ZAMM is a road trip novel as well as a philosophical novel. The narrator and his son travel cross-country with a married couple, through prairie, plains and mountains, with moments high and low along the way. Here is my strongest praise for the book: It is so well written that I do not skip the sections on motorcycle maintenance. When the four travelers reach their destination, the town where Phaedrus taught in the English department, Chris, the narrator’s son, remembers some of the streets and the school where his father taught and fills in some memories of that past for his father. We get the picture that this was not a happy time for the family.

For me the orienting theme of this book is ghosts. From the first time Chris brings up the subject of ghosts as the travelers are sitting around the campfire, the narrator uses it for his philosophical musings. The imagination conjures up phantoms of all kinds, whether former selves, other souls or forms of ideas through which we see the world. Are they "real"? If they are not, is anything?

The part of the book that has stayed with me, a part still ahead in my re-reading, is the seminar room. Ha! Seminar room--or torture chamber? I remember it well. I knew that room myself. I was there. How will it be revisiting it this time around? I’ll get back to you on this.

P.S. I take it back. This is a scary book.

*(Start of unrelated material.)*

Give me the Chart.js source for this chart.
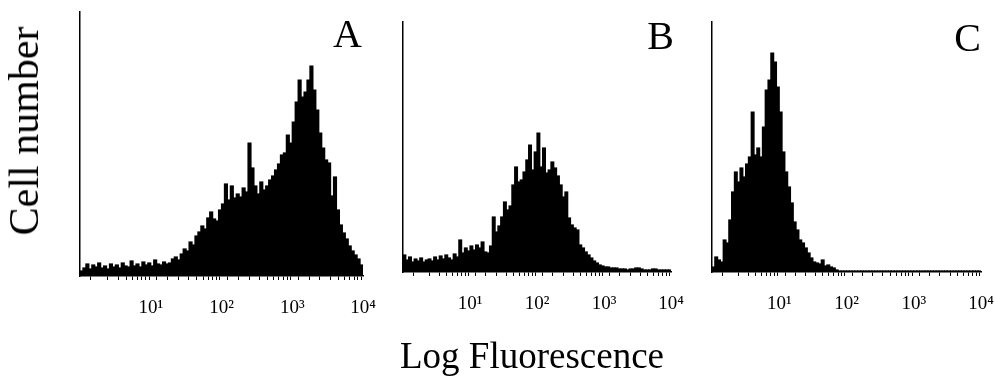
<!DOCTYPE html>
<html>
<head>
<meta charset="utf-8">
<script src="https://cdn.jsdelivr.net/npm/chart.js@4.4.0/dist/chart.umd.min.js"></script>
<style>
	body { margin: 0; background: #fff; }
	#pagina { position: relative; width: 995px; height: 384px; overflow: hidden; color: #000;
		font-family: "Liberation Serif", "Times New Roman", serif; }
	canvas { position: absolute; top: 0; }
	.rotulo { position: absolute; white-space: nowrap; line-height: 1; }
	.letra { font-size: 40px; }
</style>
</head>
<body>
<div id="pagina">
	<canvas id="graficoA" width="388" height="330" style="left:0px"></canvas>
	<canvas id="graficoB" width="311" height="330" style="left:385px"></canvas>
	<canvas id="graficoC" width="311" height="330" style="left:695px"></canvas>

	<div class="rotulo" style="left:24px; top:131px; font-size:42px; transform:translate(-50%,-50%) rotate(-90deg)">Cell number</div>
	<div class="rotulo" style="left:532px; top:337px; font-size:37px; transform:translateX(-50%)">Log Fluorescence</div>
	<div class="rotulo letra" style="right:633px; top:14px">A</div>
	<div class="rotulo letra" style="right:321px; top:16px">B</div>
	<div class="rotulo letra" style="right:14px; top:18px">C</div>
</div>

<script>
// contagem de celulas por canal (24 canais por decada, 10^0 a 10^4)
var contagemA = [5, 8, 12, 7, 11, 9, 13, 8, 10, 7, 12, 9, 11, 8, 13, 10,
	9, 15, 10, 12, 9, 14, 11, 13, 10, 16, 12, 11, 14, 12, 13, 17,
	19, 16, 22, 27, 25, 34, 31, 40, 44, 50, 47, 58, 64, 57, 55, 66,
	72, 92, 76, 90, 78, 82, 79, 88, 84, 133, 108, 90, 82, 94, 86, 90,
	96, 100, 106, 112, 121, 123, 141, 133, 154, 174, 196, 179, 184, 196, 210, 186,
	166, 143, 128, 116, 113, 80, 99, 66, 51, 43, 37, 30, 25, 21, 17, 11];

var contagemB = [17, 12, 15, 10, 13, 11, 14, 10, 12, 13, 11, 15, 12, 16, 13, 17,
	14, 12, 18, 15, 32, 19, 24, 21, 26, 22, 27, 24, 30, 20, 19, 26,
	55, 40, 46, 55, 70, 62, 66, 87, 105, 90, 92, 100, 112, 127, 102, 120,
	139, 105, 124, 99, 102, 110, 104, 96, 87, 75, 80, 54, 47, 44, 42, 27,
	24, 20, 17, 14, 11, 9, 7, 6, 5, 5, 4, 4, 4, 3, 3, 3,
	2, 3, 3, 4, 4, 3, 2, 2, 2, 3, 3, 2, 2, 2, 2, 2];

var contagemC = [5, 15, 12, 10, 32, 29, 52, 80, 100, 90, 104, 95, 108, 115, 160, 117,
	124, 115, 145, 182, 192, 219, 210, 185, 160, 120, 100, 85, 69, 50, 42, 32,
	29, 24, 19, 14, 10, 9, 8, 12, 6, 7, 5, 4, 2, 1, 1, 1,
	1, 1, 1, 1, 1, 1, 1, 1, 1, 1, 1, 1, 1, 1, 1, 1,
	1, 1, 1, 1, 1, 1, 1, 1, 1, 1, 1, 1, 1, 1, 1, 1,
	1, 1, 1, 1, 1, 1, 1, 1, 1, 1, 1, 1, 1, 1, 1, 1];

var potencias = [10, 100, 1000, 10000];
var rotulosEixo = ['10\u00b9', '10\u00b2', '10\u00b3', '10\u2074'];

function rotuloDecada(valor) {
	for (var i = 0; i < potencias.length; i++) {
		if (Math.abs(valor - potencias[i]) < 1e-6 * potencias[i]) {
			return rotulosEixo[i];
		}
	}
	return '';
}

function criarHistograma(idCanvas, valores, alturaMax, espaco) {
	var ctx = document.getElementById(idCanvas).getContext('2d');

	var data = {
		labels : valores.map(function(v, i){ return i + 1; }),
		datasets : [{
			data : valores,
			backgroundColor : '#000',
			borderWidth : 0,
			inflateAmount : 0.6,
			barPercentage : 1,
			categoryPercentage : 1,
			xAxisID : 'x',
			yAxisID : 'y'
		}]
	};

	return new Chart(ctx, {
		type: 'bar',
		data: data,
		options: {
			responsive: false,
			animation: false,
			devicePixelRatio: 1,
			layout: { padding: espaco },
			plugins: { legend: { display: false }, tooltip: { enabled: false } },
			scales: {
				x: { type: 'category', display: false, offset: true },
				escalaLog: {
					type: 'logarithmic',
					position: 'bottom',
					min: 1,
					max: 10000,
					afterFit: function(escala){
						// altura fixa e sem recuo extra pelo rotulo 10^4
						escala.height = 40;
						escala.paddingLeft = 0;
						escala.paddingRight = 0;
					},
					border: { display: true, color: '#000', width: 1.5 },
					grid: { display: true, drawOnChartArea: false, drawTicks: true, tickLength: 4, color: '#000', lineWidth: 1 },
					ticks: {
						autoSkip: false,
						maxRotation: 0,
						padding: 17,
						color: '#000',
						font: { family: 'Liberation Serif', size: 19 },
						callback: rotuloDecada
					}
				},
				y: {
					type: 'linear',
					min: 0,
					max: alturaMax,
					border: { display: true, color: '#000', width: 1.5 },
					grid: { display: false, drawTicks: false },
					ticks: { display: false }
				}
			}
		}
	});
}

criarHistograma('graficoA', contagemA, 264, { left: 80, right: 25, top: 12, bottom: 14 });
criarHistograma('graficoB', contagemB, 250, { left: 18, right: 25, top: 22, bottom: 18 });
criarHistograma('graficoC', contagemC, 250, { left: 17, right: 25, top: 22, bottom: 18 });
</script>
</body>
</html>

P.P.S. The seminar room was not always a torture chamber. It depended on which professor was giving the seminar.

8 comments:

Gerry said...

I have avoided that book, too. Maybe I will have another look. I will be interested to know whether you decide that the narrator has/hasn't become a different person.

P. J. Grath said...

If you hate philosophy, you will probably hate this book, but it isn't didactic. It really feels like someone working through original thought for himself. More anon.

Dawn said...

I never read it either. Maybe I'm old enough with enough life experiences to enjoy it now.

dmarks said...

I read it in university, and it did not impress me a lot. Maybe I need to try again.

P. J. Grath said...

It's as much an odyssey of thought as a geographical or spiritual odyssey. Maybe more. If you have interest in and patience for philosophy, it will repay your time well. If you have spent any time in academic philosophy (or academia in any field), you will feel the shock of recognition. Then there is the mystery of the narrator, which is revealed only bit by bit....

Dawn said...

Ok ok...you've got me hooked....I'll see if the library has it! :)

P. J. Grath said...

Dawn is very brave! Nothing I said scared her off! Dawn, don't forget interlibrary loan, too, if your local library doesn't have a copy--although they should. It's an American classic.

P. J. Grath said...

Correction: They weren't sitting around a campfire but outside their motel rooms. Chris asked because he'd been at camp where ghost stories were told around the fire.